December 7, 2011
A Cuyahoga County, Ohio Court has issued a 9-page opinion which ultimately held that the foreclosing bank did not have standing to foreclose and was not the real party in interest, denying the Bank’s Motion for Summary Judgment and granting the homeowners’ MSJ. The Court’s reasoning is based on exactly what we have been and continue to argue as to MERS in cases all over the United States: that MERS, not being the payee on the Note and having no ownership rights in the Note, cannot transfer it.
This decision now joins the legion of cases which have similarly held MERS to its very limited position as “nominee”, notwithstanding MERS’ inconsistent attempt to anoint itself with additional powers which are not permitted by MERS’ own Terms and Conditions. MERS’ consistent violation of its own self-imposed internal restrictions is part of the recent action filed by the Delaware Attorney General against MERS.

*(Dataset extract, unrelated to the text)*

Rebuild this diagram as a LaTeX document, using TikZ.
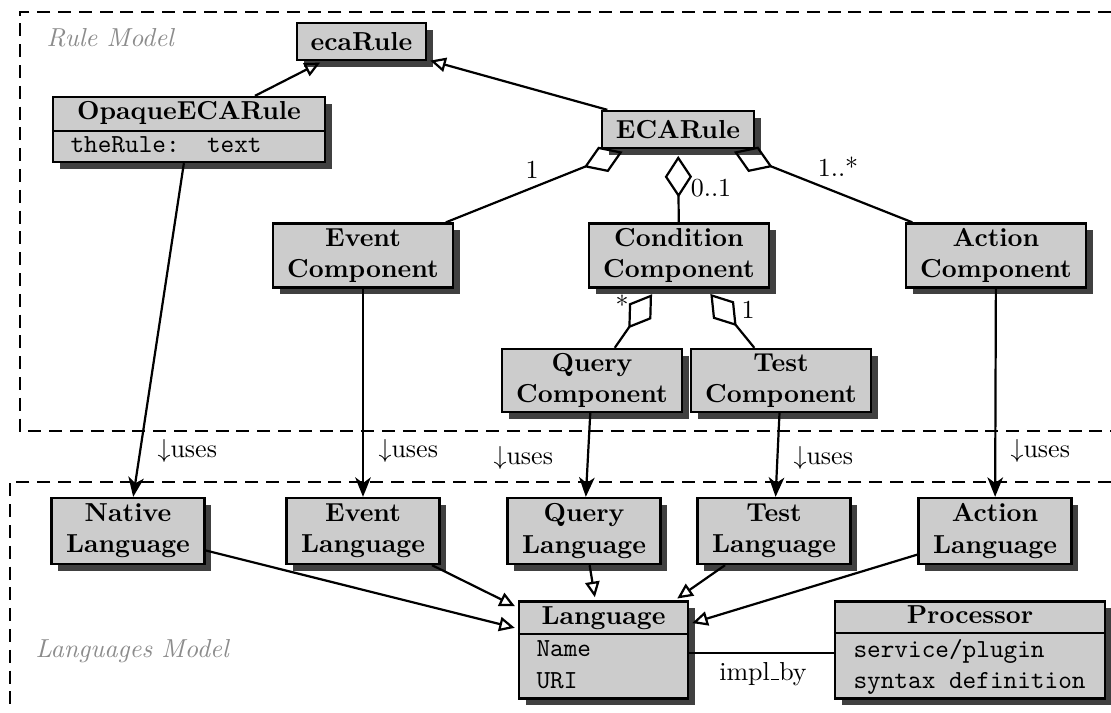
\documentclass[tikz,border=0pt]{standalone}
\usetikzlibrary{arrows.meta,shadows}
\newdimen\PX
\PX=0.3846pt
\newcommand{\lowbar}{\leavevmode\kern.06em\vbox{\hrule width .3em}}
\begin{document}
\begin{tikzpicture}[x=0.3846pt,y=-0.3846pt,
  cls/.style={draw=black, line width=0.9pt, fill=black!20,
    drop shadow={shadow xshift=2.6pt, shadow yshift=-2.6pt, fill=black!75, opacity=1},
    inner sep=0pt},
  box/.style={cls, align=center, font=\bfseries, minimum width=180\PX, minimum height=64\PX},
  lbox/.style={box, minimum width=153\PX, minimum height=66\PX},
  hdr/.style={anchor=base, inner sep=0pt, font=\bfseries},
  attr/.style={anchor=base west, inner sep=0pt, font=\ttfamily},
  conn/.style={line width=0.85pt},
  gen/.style={conn, -{Triangle[open,length=6pt,width=5.5pt]}, shorten >=1.2pt},
  agg/.style={conn, {Diamond[open,length=16pt,width=10.5pt]}-, shorten <=2.6pt},
  uses/.style={conn, -{Stealth[length=7.5pt,width=6pt,inset=2.2pt]}},
  lbl/.style={inner sep=0pt},
  model/.style={anchor=base west, inner sep=0pt, font=\itshape, text=black!45},
  region/.style={line width=0.9pt, dash pattern=on 5pt off 3pt}
]
\useasboundingbox (0,0) rectangle (1111,712);
% regions
\draw[region] (1111,12) -- (20,12) -- (20,431) -- (1111,431);
\draw[region] (1111,482) -- (10,482) -- (10,712);
\node[model] (rulemodel) at (46,47) {Rule Model};
\node[model] (langmodel) at (35,657) {Languages Model};

% rule model classes
\node[box, minimum width=129\PX, minimum height=37\PX] (eca) at (361.5,41.5) {ecaRule};
\node[cls, minimum width=272\PX, minimum height=65\PX] (opq) at (189,129.5) {};
\draw[conn] (opq.west |- 0,131) -- (opq.east |- 0,131);
\node[hdr] (opqh) at (189,120) {OpaqueECARule};
\node[attr] (opqa) at (70,153) {\frenchspacing theRule:\ \ text};
\node[box, minimum width=152\PX, minimum height=37\PX] (ECA) at (678,129.5) {ECARule};
\node[box] (evc) at (363,255.5) {Event\\Component};
\node[box] (cond) at (679,255.5) {Condition\\Component};
\node[box] (act) at (996,255.5) {Action\\Component};
\node[box, minimum height=63\PX] (qc) at (592,380.5) {Query\\Component};
\node[box, minimum height=63\PX] (tc) at (781,380.5) {Test\\Component};

% languages
\node[lbox] (nl) at (128,531) {Native\\Language};
\node[lbox] (evl) at (363,531) {Event\\Language};
\node[lbox] (ql) at (584,531) {Query\\Language};
\node[lbox] (tl) at (774,531) {Test\\Language};
\node[lbox] (al) at (995,531) {Action\\Language};

\node[cls, minimum width=169\PX, minimum height=97\PX] (lang) at (603.5,650) {};
\draw[conn] (lang.west |- 0,634) -- (lang.east |- 0,634);
\node[hdr] (langh) at (603.5,624) {Language};
\node[attr] (langa) at (536,656) {Name};
\node[attr] (langb) at (536,688) {URI};

\node[cls, minimum width=270\PX, minimum height=97\PX] (proc) at (970,650) {};
\draw[conn] (proc.west |- 0,633) -- (proc.east |- 0,633);
\node[hdr] (proch) at (970,623) {Processor};
\node[attr] (proca) at (853,657) {service/plugin};
\node[attr] (procb) at (853,688) {syntax definition};

% generalizations
\draw[gen] (opq) -- (eca);
\draw[gen] (ECA) -- (eca);
\draw[gen] (nl) -- (lang);
\draw[gen] (evl) -- (lang);
\draw[gen] (ql) -- (lang);
\draw[gen] (tl) -- (lang);
\draw[gen] (al) -- (lang);

% aggregations
\draw[agg] (ECA) -- (evc);
\draw[agg] (ECA) -- (cond);
\draw[agg] (ECA) -- (act);
\draw[agg] (cond) -- (qc);
\draw[agg] (cond) -- (tc);
\node[lbl] (m1) at (532,170) {1};
\node[lbl] (m2) at (711,188) {0..1};
\node[lbl] (m3) at (838,167) {1..*};
\node[lbl] (m4) at (622,305) {*};
\node[lbl] (m5) at (748,310) {1};

% uses
\draw[uses] (opq) -- (nl);
\draw[uses] (evc) -- (evl);
\draw[uses] (qc) -- (ql);
\draw[uses] (tc) -- (tl);
\draw[uses] (act) -- (al);
\node[lbl, anchor=west] (u1) at (157,451) {$\downarrow$uses};
\node[lbl, anchor=west] (u2) at (378,451) {$\downarrow$uses};
\node[lbl, anchor=west] (u3) at (493,458) {$\downarrow$uses};
\node[lbl, anchor=west] (u4) at (793,458) {$\downarrow$uses};
\node[lbl, anchor=west] (u5) at (1010,451) {$\downarrow$uses};

% implementation
\draw[conn] ([yshift=-1.2pt]lang.east) -- ([yshift=-1.2pt]proc.west);
\node[lbl, anchor=base] (impl) at (763,680) {impl\lowbar by};
\end{tikzpicture}
\end{document}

In the Cuyahoga County, Ohio case (Huntington National Bank v. Brown, Case No. CV-09-702894), as with literally millions of other foreclosure cases filed nationally, the original Note was made payable to a third party. Huntington purported to claim entitlement to summary judgment on the basis of a MERS assignment, in this case where there was no endorsement in blank on the Note as well. The opinion states:
It is beyond peradventure that one cannot transfer rights in property that one does not own. Since MERS was not the original payee on the note, and since the note was never endorsed to MERS or endorsed in blank, MERS had no legal rights by the tenor of the note and therefore was not legally capable of transferring the note to anyone.” The opinion also states that without the blank endorsement, Huntington could not claim status as a “holder” of the Note.
Significantly, the opinion also states that “Possession alone of a negotiable instrument does not establish that a party has the right to receive payments under it”, citing Ohio case law. This statement exemplifies the misleading nature of the argument consistently made by foreclosing banks, servicers, and securitized “trustees”: “we have possession of the Note, therefore we are entitled to enforce it and foreclose.” The question which is not answered by this position is “How did you come into possession of the Note and how did you acquire the rights to enforce it and the mortgage instrument?”. This, of course, implicates potentially numerous questions, especially in an securitization case.
A promissory note executed in connection with a mortgage instrument is not a simple “negotiable instrument” transaction. As the Court held in the recent In Re Veal case from the 9th Circuit Bankruptcy Appellate Panel, a promissory note tied to a mortgage instrument implicates Article 9 of the UCC (which governs secured transactions) in addition to Article 3 (which governs negotiable instruments). Thus, a foreclosing party should have to prove not only proper possession and ownership of the Note and the rights under it, but also intent of delivery, manner of delivery, and actual delivery of the mortgage instrument under Article 9 of the UCC. Those of you who have reviewed PSAs know that the Mortgage Loan Conveyance Provisions of the PSA set forth the requirements to prove intent of delivery, manner of delivery, and actual delivery of the mortgage instrument, and that these requirements are consistently ignored in securitization cases.
Congratulations to Ohio for getting it right as to MERS. We would hope that those jurisdictions which have not yet addressed the issue realize the true fallacy in MERS assignments and what MERS really is: that is, nothing more than a simple “nominee” without the power to transfer a Note which it did not, does not, and can never own.